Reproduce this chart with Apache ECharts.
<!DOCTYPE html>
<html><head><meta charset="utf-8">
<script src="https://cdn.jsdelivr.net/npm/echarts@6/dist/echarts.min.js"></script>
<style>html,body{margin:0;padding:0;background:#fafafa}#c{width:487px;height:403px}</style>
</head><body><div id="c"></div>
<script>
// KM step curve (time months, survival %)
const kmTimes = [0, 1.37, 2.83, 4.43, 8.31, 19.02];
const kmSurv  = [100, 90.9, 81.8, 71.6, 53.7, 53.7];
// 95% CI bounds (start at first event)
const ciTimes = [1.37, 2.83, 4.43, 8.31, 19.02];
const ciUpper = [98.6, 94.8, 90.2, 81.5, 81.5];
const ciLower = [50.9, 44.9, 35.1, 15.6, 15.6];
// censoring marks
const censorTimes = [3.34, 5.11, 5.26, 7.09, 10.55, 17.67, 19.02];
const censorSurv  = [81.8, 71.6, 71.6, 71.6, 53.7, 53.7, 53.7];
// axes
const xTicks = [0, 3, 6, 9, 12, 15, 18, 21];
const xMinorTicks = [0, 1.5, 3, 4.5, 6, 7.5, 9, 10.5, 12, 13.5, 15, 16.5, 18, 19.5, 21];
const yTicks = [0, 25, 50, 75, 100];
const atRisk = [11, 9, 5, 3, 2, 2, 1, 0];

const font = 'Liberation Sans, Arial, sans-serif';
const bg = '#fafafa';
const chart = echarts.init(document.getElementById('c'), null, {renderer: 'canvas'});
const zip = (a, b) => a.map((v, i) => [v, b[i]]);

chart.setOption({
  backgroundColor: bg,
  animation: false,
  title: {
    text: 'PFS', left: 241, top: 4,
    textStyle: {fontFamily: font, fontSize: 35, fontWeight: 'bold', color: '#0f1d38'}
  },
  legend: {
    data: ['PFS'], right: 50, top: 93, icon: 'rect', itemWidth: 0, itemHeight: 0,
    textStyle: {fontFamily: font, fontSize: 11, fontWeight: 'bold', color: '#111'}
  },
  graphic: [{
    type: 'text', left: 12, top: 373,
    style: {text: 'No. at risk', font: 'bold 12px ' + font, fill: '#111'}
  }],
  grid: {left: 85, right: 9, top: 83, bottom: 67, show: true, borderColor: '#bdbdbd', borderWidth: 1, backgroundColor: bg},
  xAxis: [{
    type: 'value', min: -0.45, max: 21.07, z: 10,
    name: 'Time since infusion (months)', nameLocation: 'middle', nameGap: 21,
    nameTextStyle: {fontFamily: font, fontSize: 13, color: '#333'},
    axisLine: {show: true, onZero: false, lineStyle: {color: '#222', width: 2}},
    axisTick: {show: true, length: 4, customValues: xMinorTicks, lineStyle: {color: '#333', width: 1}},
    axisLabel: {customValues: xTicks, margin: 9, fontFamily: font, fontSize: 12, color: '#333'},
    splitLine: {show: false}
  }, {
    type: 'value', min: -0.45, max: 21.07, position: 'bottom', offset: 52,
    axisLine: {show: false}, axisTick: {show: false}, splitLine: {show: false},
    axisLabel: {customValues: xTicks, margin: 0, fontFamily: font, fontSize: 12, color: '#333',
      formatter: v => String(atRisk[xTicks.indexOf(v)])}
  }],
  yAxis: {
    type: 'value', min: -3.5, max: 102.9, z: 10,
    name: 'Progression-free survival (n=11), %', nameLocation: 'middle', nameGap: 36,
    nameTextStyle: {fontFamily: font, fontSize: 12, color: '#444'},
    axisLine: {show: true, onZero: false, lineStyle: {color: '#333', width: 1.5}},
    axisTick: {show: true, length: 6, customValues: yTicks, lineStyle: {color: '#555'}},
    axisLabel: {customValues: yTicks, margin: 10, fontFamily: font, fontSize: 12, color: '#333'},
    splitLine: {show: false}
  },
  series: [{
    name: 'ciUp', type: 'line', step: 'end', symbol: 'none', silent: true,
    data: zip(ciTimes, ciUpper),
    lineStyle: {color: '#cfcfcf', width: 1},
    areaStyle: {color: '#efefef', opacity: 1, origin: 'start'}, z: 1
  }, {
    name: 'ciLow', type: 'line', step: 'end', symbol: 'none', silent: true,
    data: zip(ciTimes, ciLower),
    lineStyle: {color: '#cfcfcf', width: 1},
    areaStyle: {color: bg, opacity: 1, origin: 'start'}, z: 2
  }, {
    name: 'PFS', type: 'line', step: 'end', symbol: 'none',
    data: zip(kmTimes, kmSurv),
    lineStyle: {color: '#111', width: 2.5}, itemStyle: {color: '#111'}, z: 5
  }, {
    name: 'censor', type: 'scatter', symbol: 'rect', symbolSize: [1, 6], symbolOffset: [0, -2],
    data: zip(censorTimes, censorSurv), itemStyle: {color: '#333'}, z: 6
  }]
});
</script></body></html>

* To do *
Reproduce the complete data exactly as presented above.

* Answer for this exercise *
Reproduce this chart with Apache ECharts.
<!DOCTYPE html>
<html><head><meta charset="utf-8">
<script src="https://cdn.jsdelivr.net/npm/echarts@6/dist/echarts.min.js"></script>
<style>html,body{margin:0;padding:0;background:#fafafa}#c{width:487px;height:403px}</style>
</head><body><div id="c"></div>
<script>
// KM step curve (time months, survival %)
const kmTimes = [0, 1.37, 2.83, 4.43, 8.31, 19.02];
const kmSurv  = [100, 90.9, 81.8, 71.6, 53.7, 53.7];
// 95% CI bounds (start at first event)
const ciTimes = [1.37, 2.83, 4.43, 8.31, 19.02];
const ciUpper = [98.6, 94.8, 90.2, 81.5, 81.5];
const ciLower = [50.9, 44.9, 35.1, 15.6, 15.6];
// censoring marks
const censorTimes = [3.34, 5.11, 5.26, 7.09, 10.55, 17.67, 19.02];
const censorSurv  = [81.8, 71.6, 71.6, 71.6, 53.7, 53.7, 53.7];
// axes
const xTicks = [0, 3, 6, 9, 12, 15, 18, 21];
const xMinorTicks = [0, 1.5, 3, 4.5, 6, 7.5, 9, 10.5, 12, 13.5, 15, 16.5, 18, 19.5, 21];
const yTicks = [0, 25, 50, 75, 100];
const atRisk = [11, 9, 5, 3, 2, 2, 1, 0];

const font = 'Liberation Sans, Arial, sans-serif';
const bg = '#fafafa';
const chart = echarts.init(document.getElementById('c'), null, {renderer: 'canvas'});
const zip = (a, b) => a.map((v, i) => [v, b[i]]);

chart.setOption({
  backgroundColor: bg,
  animation: false,
  title: {
    text: 'PFS', left: 241, top: 4,
    textStyle: {fontFamily: font, fontSize: 35, fontWeight: 'bold', color: '#0f1d38'}
  },
  legend: {
    data: ['PFS'], right: 50, top: 93, icon: 'rect', itemWidth: 0, itemHeight: 0,
    textStyle: {fontFamily: font, fontSize: 11, fontWeight: 'bold', color: '#111'}
  },
  graphic: [{
    type: 'text', left: 12, top: 373,
    style: {text: 'No. at risk', font: 'bold 12px ' + font, fill: '#111'}
  }],
  grid: {left: 85, right: 9, top: 83, bottom: 67, show: true, borderColor: '#bdbdbd', borderWidth: 1, backgroundColor: bg},
  xAxis: [{
    type: 'value', min: -0.45, max: 21.07, z: 10,
    name: 'Time since infusion (months)', nameLocation: 'middle', nameGap: 21,
    nameTextStyle: {fontFamily: font, fontSize: 13, color: '#333'},
    axisLine: {show: true, onZero: false, lineStyle: {color: '#222', width: 2}},
    axisTick: {show: true, length: 4, customValues: xMinorTicks, lineStyle: {color: '#333', width: 1}},
    axisLabel: {customValues: xTicks, margin: 9, fontFamily: font, fontSize: 12, color: '#333'},
    splitLine: {show: false}
  }, {
    type: 'value', min: -0.45, max: 21.07, position: 'bottom', offset: 52,
    axisLine: {show: false}, axisTick: {show: false}, splitLine: {show: false},
    axisLabel: {customValues: xTicks, margin: 0, fontFamily: font, fontSize: 12, color: '#333',
      formatter: v => String(atRisk[xTicks.indexOf(v)])}
  }],
  yAxis: {
    type: 'value', min: -3.5, max: 102.9, z: 10,
    name: 'Progression-free survival (n=11), %', nameLocation: 'middle', nameGap: 36,
    nameTextStyle: {fontFamily: font, fontSize: 12, color: '#444'},
    axisLine: {show: true, onZero: false, lineStyle: {color: '#333', width: 1.5}},
    axisTick: {show: true, length: 6, customValues: yTicks, lineStyle: {color: '#555'}},
    axisLabel: {customValues: yTicks, margin: 10, fontFamily: font, fontSize: 12, color: '#333'},
    splitLine: {show: false}
  },
  series: [{
    name: 'ciUp', type: 'line', step: 'end', symbol: 'none', silent: true,
    data: zip(ciTimes, ciUpper),
    lineStyle: {color: '#cfcfcf', width: 1},
    areaStyle: {color: '#efefef', opacity: 1, origin: 'start'}, z: 1
  }, {
    name: 'ciLow', type: 'line', step: 'end', symbol: 'none', silent: true,
    data: zip(ciTimes, ciLower),
    lineStyle: {color: '#cfcfcf', width: 1},
    areaStyle: {color: bg, opacity: 1, origin: 'start'}, z: 2
  }, {
    name: 'PFS', type: 'line', step: 'end', symbol: 'none',
    data: zip(kmTimes, kmSurv),
    lineStyle: {color: '#111', width: 2.5}, itemStyle: {color: '#111'}, z: 5
  }, {
    name: 'censor', type: 'scatter', symbol: 'rect', symbolSize: [1, 6], symbolOffset: [0, -2],
    data: zip(censorTimes, censorSurv), itemStyle: {color: '#333'}, z: 6
  }]
});
</script></body></html>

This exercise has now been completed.